Records from a data source
········
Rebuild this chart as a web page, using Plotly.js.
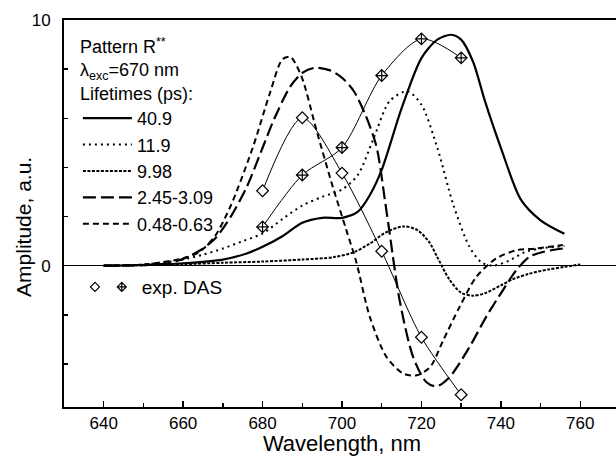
<!DOCTYPE html>
<html>
<head>
<meta charset="utf-8">
<script src="https://cdn.plot.ly/plotly-3.0.1.min.js"></script>
<style>
html,body{margin:0;padding:0;overflow:hidden;background:#fff;}
#chart{width:620px;height:456px;}
</style>
</head>
<body>
<div id="chart"></div>
<script>
// ---- Data ----
const wl40 = [640,650,660,670,676,680,685,690,695,700,704,707,710,715,720,724,727.5,730,733,736,740,745,750,756];
const amp40 = [0,0.03,0.1,0.25,0.5,0.77,1.2,1.75,1.95,1.95,2.2,2.87,3.9,6.4,8.45,9.2,9.4,9.2,8.3,6.7,4.8,2.7,1.85,1.3];

const wl119 = [640,650,659,665,670,675,680,685,690,695,700,704,708,712,716.5,720,724,728,732,735,738,742,746,750,756];
const amp119 = [0,0.05,0.22,0.45,0.7,1.0,1.31,1.9,2.45,2.8,3.1,3.7,5.2,6.7,7.1,6.55,4.8,2.5,0.8,0.15,0.0,0.2,0.55,0.7,0.8];

const wl998 = [640,650,660,670,680,690,698,703,707,711,715.5,719,722,724,727,730,733,736,740,743,747,752,756,760];
const amp998 = [0,0.02,0.06,0.12,0.17,0.25,0.35,0.55,0.9,1.35,1.6,1.45,0.95,0.35,-0.55,-1.1,-1.22,-1.12,-0.8,-0.55,-0.33,-0.15,-0.05,0.05];

const wl245 = [640,650,655,659,664,668,672,676,680,683,687,690,693,697,700,703,706,708.7,710.8,712,714.5,717.9,721.2,723.8,727.1,732.1,736.3,740.5,743.9,747.2,750.6,755.6];
const amp245 = [0,0.02,0.08,0.22,0.6,1.1,2.0,3.2,4.8,6.0,7.3,7.85,8.05,7.95,7.65,7.1,6.1,4.84,2.67,1.32,-1.4,-3.71,-4.73,-4.91,-4.53,-3.31,-2.08,-1.0,-0.18,0.36,0.56,0.7];

const wl048 = [640,650,655,660,664,668,672,677.6,681.8,685,687,689.8,693.6,697.7,701,703.6,707,711.2,715.4,718.8,722.2,725.5,729.6,733.8,738.8,743.9,748.9,755.6];
const amp048 = [0,0.05,0.15,0.3,0.55,1.2,2.45,4.84,7.0,8.4,8.5,7.7,5.5,3.2,1.5,0.15,-2.08,-3.71,-4.39,-4.46,-4.12,-3.03,-1.68,-0.46,0.29,0.63,0.7,0.84];

const dasWl = [680,690,700,710,720,730];
const dasOpen = [3.05,6.02,3.77,0.59,-2.91,-5.25];
const dasCross = [1.58,3.69,4.81,7.74,9.23,8.46];

const lifetimeLabels = ['40.9','11.9','9.98','2.45-3.09','0.48-0.63'];
const xTickStep = 20;

// ---- Traces ----
const FONT = 'Liberation Sans, Arial, Helvetica, sans-serif';
function curve(x, y, name, dash, width) {
  return {x: x, y: y, name: name, type: 'scatter', mode: 'lines',
    line: {color: 'black', width: width, dash: dash, shape: 'spline', smoothing: 0.8},
    legend: 'legend', hoverinfo: 'skip'};
}
const traces = [
  curve(wl40, amp40, lifetimeLabels[0], 'solid', 2.2),
  curve(wl119, amp119, lifetimeLabels[1], '2px,4px', 2),
  curve(wl998, amp998, lifetimeLabels[2], '3px,1.5px', 2),
  curve(wl245, amp245, lifetimeLabels[3], '13px,5px', 2.2),
  curve(wl048, amp048, lifetimeLabels[4], '6px,4px', 2),
  {x: dasWl, y: dasOpen, type: 'scatter', mode: 'lines+markers', showlegend: false,
   line: {color: 'black', width: 1, shape: 'spline', smoothing: 0.8},
   marker: {symbol: 'diamond', size: 9, color: 'white', line: {color: 'black', width: 1.2}}},
  {x: dasWl, y: dasCross, type: 'scatter', mode: 'lines+markers', showlegend: false,
   line: {color: 'black', width: 1, shape: 'spline', smoothing: 0.8},
   marker: {symbol: 'diamond-cross', size: 9, color: 'white', line: {color: 'black', width: 1.2}}},
  // legend-only entries for the experimental DAS
  {x: [null], y: [null], type: 'scatter', mode: 'markers', name: '\u200b', legend: 'legend3',
   marker: {symbol: 'diamond', size: 7, color: 'white', line: {color: 'black', width: 1.2}}},
  {x: [null], y: [null], type: 'scatter', mode: 'markers', name: 'exp. DAS', legend: 'legend2',
   marker: {symbol: 'diamond-cross', size: 7, color: 'white', line: {color: 'black', width: 1.2}}}
];

const layout = {
  width: 620, height: 456,
  margin: {l: 64, r: 0, t: 20, b: 49},
  paper_bgcolor: 'white', plot_bgcolor: 'white',
  font: {family: FONT, color: 'black', size: 17},
  showlegend: true,
  xaxis: {
    range: [630, 770], tick0: 640, dtick: xTickStep,
    ticks: 'inside', ticklen: 6, tickwidth: 1.5, tickcolor: 'black',
    minor: {dtick: 10, ticks: 'inside', ticklen: 4, tickwidth: 1.5, tickcolor: 'black'},
    showline: true, linewidth: 2, linecolor: 'black', mirror: true,
    showgrid: false, zeroline: false,
    tickfont: {family: FONT, size: 17, color: 'black'},
    title: {text: 'Wavelength, nm', font: {family: FONT, size: 22, color: 'black'}, standoff: 4}
  },
  yaxis: {
    range: [-5.75, 10], tick0: 0, dtick: 10,
    ticks: 'inside', ticklen: 6, tickwidth: 1.5, tickcolor: 'black',
    minor: {dtick: 2, ticks: 'inside', ticklen: 4, tickwidth: 1.5, tickcolor: 'black'},
    showline: true, linewidth: 2, linecolor: 'black', mirror: true,
    showgrid: false, zeroline: true, zerolinecolor: 'black', zerolinewidth: 1.5,
    tickfont: {family: FONT, size: 17, color: 'black'},
    ticklabelstandoff: 8
  },
  legend: {
    x: 0.025, y: 0.975, xanchor: 'left', yanchor: 'top',
    bgcolor: 'rgba(0,0,0,0)', borderwidth: 0,
    font: {family: FONT, size: 18, color: 'black'},
    title: {text: 'Pattern R<sup>**</sup><br>λ<sub>exc</sub>=670 nm<br>Lifetimes (ps):',
            font: {family: FONT, size: 18, color: 'black'}},
    tracegroupgap: 0, itemwidth: 49
  },
  legend2: {
    x: 0.068, y: 0.31, xanchor: 'left', yanchor: 'middle',
    bgcolor: 'rgba(0,0,0,0)',
    font: {family: FONT, size: 19, color: 'black'}
  },
  legend3: {
    x: 0.0198, y: 0.31, xanchor: 'left', yanchor: 'middle',
    bgcolor: 'rgba(0,0,0,0)',
    font: {family: FONT, size: 19, color: 'black'}
  },
  annotations: [{
    text: 'Amplitude, a.u.', textangle: -90, showarrow: false,
    xref: 'paper', yref: 'paper', x: -0.074, y: 0.465,
    xanchor: 'center', yanchor: 'middle',
    font: {family: FONT, size: 21, color: 'black'}
  }]
};

Plotly.newPlot('chart', traces, layout, {displayModeBar: false, staticPlot: true});
</script>
</body>
</html>
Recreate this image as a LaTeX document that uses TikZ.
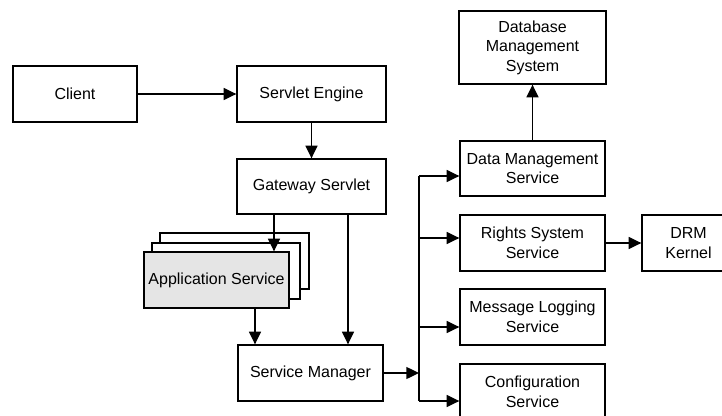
········
■ Work required ■
Pictures in the records above are left out; print everything else exactly as written.

■ Correct output ■
Rebuild this chart as a web page, using Plotly.js.
<!DOCTYPE html>
<html>
<head>
<meta charset="utf-8">
<script src="https://cdn.plot.ly/plotly-3.0.1.min.js"></script>
<style>
html,body{margin:0;padding:0;overflow:hidden;background:#fff;}
#chart{width:620px;height:456px;}
</style>
</head>
<body>
<div id="chart"></div>
<script>
// ---- Data ----
const wl40 = [640,650,660,670,676,680,685,690,695,700,704,707,710,715,720,724,727.5,730,733,736,740,745,750,756];
const amp40 = [0,0.03,0.1,0.25,0.5,0.77,1.2,1.75,1.95,1.95,2.2,2.87,3.9,6.4,8.45,9.2,9.4,9.2,8.3,6.7,4.8,2.7,1.85,1.3];

const wl119 = [640,650,659,665,670,675,680,685,690,695,700,704,708,712,716.5,720,724,728,732,735,738,742,746,750,756];
const amp119 = [0,0.05,0.22,0.45,0.7,1.0,1.31,1.9,2.45,2.8,3.1,3.7,5.2,6.7,7.1,6.55,4.8,2.5,0.8,0.15,0.0,0.2,0.55,0.7,0.8];

const wl998 = [640,650,660,670,680,690,698,703,707,711,715.5,719,722,724,727,730,733,736,740,743,747,752,756,760];
const amp998 = [0,0.02,0.06,0.12,0.17,0.25,0.35,0.55,0.9,1.35,1.6,1.45,0.95,0.35,-0.55,-1.1,-1.22,-1.12,-0.8,-0.55,-0.33,-0.15,-0.05,0.05];

const wl245 = [640,650,655,659,664,668,672,676,680,683,687,690,693,697,700,703,706,708.7,710.8,712,714.5,717.9,721.2,723.8,727.1,732.1,736.3,740.5,743.9,747.2,750.6,755.6];
const amp245 = [0,0.02,0.08,0.22,0.6,1.1,2.0,3.2,4.8,6.0,7.3,7.85,8.05,7.95,7.65,7.1,6.1,4.84,2.67,1.32,-1.4,-3.71,-4.73,-4.91,-4.53,-3.31,-2.08,-1.0,-0.18,0.36,0.56,0.7];

const wl048 = [640,650,655,660,664,668,672,677.6,681.8,685,687,689.8,693.6,697.7,701,703.6,707,711.2,715.4,718.8,722.2,725.5,729.6,733.8,738.8,743.9,748.9,755.6];
const amp048 = [0,0.05,0.15,0.3,0.55,1.2,2.45,4.84,7.0,8.4,8.5,7.7,5.5,3.2,1.5,0.15,-2.08,-3.71,-4.39,-4.46,-4.12,-3.03,-1.68,-0.46,0.29,0.63,0.7,0.84];

const dasWl = [680,690,700,710,720,730];
const dasOpen = [3.05,6.02,3.77,0.59,-2.91,-5.25];
const dasCross = [1.58,3.69,4.81,7.74,9.23,8.46];

const lifetimeLabels = ['40.9','11.9','9.98','2.45-3.09','0.48-0.63'];
const xTickStep = 20;

// ---- Traces ----
const FONT = 'Liberation Sans, Arial, Helvetica, sans-serif';
function curve(x, y, name, dash, width) {
  return {x: x, y: y, name: name, type: 'scatter', mode: 'lines',
    line: {color: 'black', width: width, dash: dash, shape: 'spline', smoothing: 0.8},
    legend: 'legend', hoverinfo: 'skip'};
}
const traces = [
  curve(wl40, amp40, lifetimeLabels[0], 'solid', 2.2),
  curve(wl119, amp119, lifetimeLabels[1], '2px,4px', 2),
  curve(wl998, amp998, lifetimeLabels[2], '3px,1.5px', 2),
  curve(wl245, amp245, lifetimeLabels[3], '13px,5px', 2.2),
  curve(wl048, amp048, lifetimeLabels[4], '6px,4px', 2),
  {x: dasWl, y: dasOpen, type: 'scatter', mode: 'lines+markers', showlegend: false,
   line: {color: 'black', width: 1, shape: 'spline', smoothing: 0.8},
   marker: {symbol: 'diamond', size: 9, color: 'white', line: {color: 'black', width: 1.2}}},
  {x: dasWl, y: dasCross, type: 'scatter', mode: 'lines+markers', showlegend: false,
   line: {color: 'black', width: 1, shape: 'spline', smoothing: 0.8},
   marker: {symbol: 'diamond-cross', size: 9, color: 'white', line: {color: 'black', width: 1.2}}},
  // legend-only entries for the experimental DAS
  {x: [null], y: [null], type: 'scatter', mode: 'markers', name: '\u200b', legend: 'legend3',
   marker: {symbol: 'diamond', size: 7, color: 'white', line: {color: 'black', width: 1.2}}},
  {x: [null], y: [null], type: 'scatter', mode: 'markers', name: 'exp. DAS', legend: 'legend2',
   marker: {symbol: 'diamond-cross', size: 7, color: 'white', line: {color: 'black', width: 1.2}}}
];

const layout = {
  width: 620, height: 456,
  margin: {l: 64, r: 0, t: 20, b: 49},
  paper_bgcolor: 'white', plot_bgcolor: 'white',
  font: {family: FONT, color: 'black', size: 17},
  showlegend: true,
  xaxis: {
    range: [630, 770], tick0: 640, dtick: xTickStep,
    ticks: 'inside', ticklen: 6, tickwidth: 1.5, tickcolor: 'black',
    minor: {dtick: 10, ticks: 'inside', ticklen: 4, tickwidth: 1.5, tickcolor: 'black'},
    showline: true, linewidth: 2, linecolor: 'black', mirror: true,
    showgrid: false, zeroline: false,
    tickfont: {family: FONT, size: 17, color: 'black'},
    title: {text: 'Wavelength, nm', font: {family: FONT, size: 22, color: 'black'}, standoff: 4}
  },
  yaxis: {
    range: [-5.75, 10], tick0: 0, dtick: 10,
    ticks: 'inside', ticklen: 6, tickwidth: 1.5, tickcolor: 'black',
    minor: {dtick: 2, ticks: 'inside', ticklen: 4, tickwidth: 1.5, tickcolor: 'black'},
    showline: true, linewidth: 2, linecolor: 'black', mirror: true,
    showgrid: false, zeroline: true, zerolinecolor: 'black', zerolinewidth: 1.5,
    tickfont: {family: FONT, size: 17, color: 'black'},
    ticklabelstandoff: 8
  },
  legend: {
    x: 0.025, y: 0.975, xanchor: 'left', yanchor: 'top',
    bgcolor: 'rgba(0,0,0,0)', borderwidth: 0,
    font: {family: FONT, size: 18, color: 'black'},
    title: {text: 'Pattern R<sup>**</sup><br>λ<sub>exc</sub>=670 nm<br>Lifetimes (ps):',
            font: {family: FONT, size: 18, color: 'black'}},
    tracegroupgap: 0, itemwidth: 49
  },
  legend2: {
    x: 0.068, y: 0.31, xanchor: 'left', yanchor: 'middle',
    bgcolor: 'rgba(0,0,0,0)',
    font: {family: FONT, size: 19, color: 'black'}
  },
  legend3: {
    x: 0.0198, y: 0.31, xanchor: 'left', yanchor: 'middle',
    bgcolor: 'rgba(0,0,0,0)',
    font: {family: FONT, size: 19, color: 'black'}
  },
  annotations: [{
    text: 'Amplitude, a.u.', textangle: -90, showarrow: false,
    xref: 'paper', yref: 'paper', x: -0.074, y: 0.465,
    xanchor: 'center', yanchor: 'middle',
    font: {family: FONT, size: 21, color: 'black'}
  }]
};

Plotly.newPlot('chart', traces, layout, {displayModeBar: false, staticPlot: true});
</script>
</body>
</html>
Recreate this image as a LaTeX document that uses TikZ.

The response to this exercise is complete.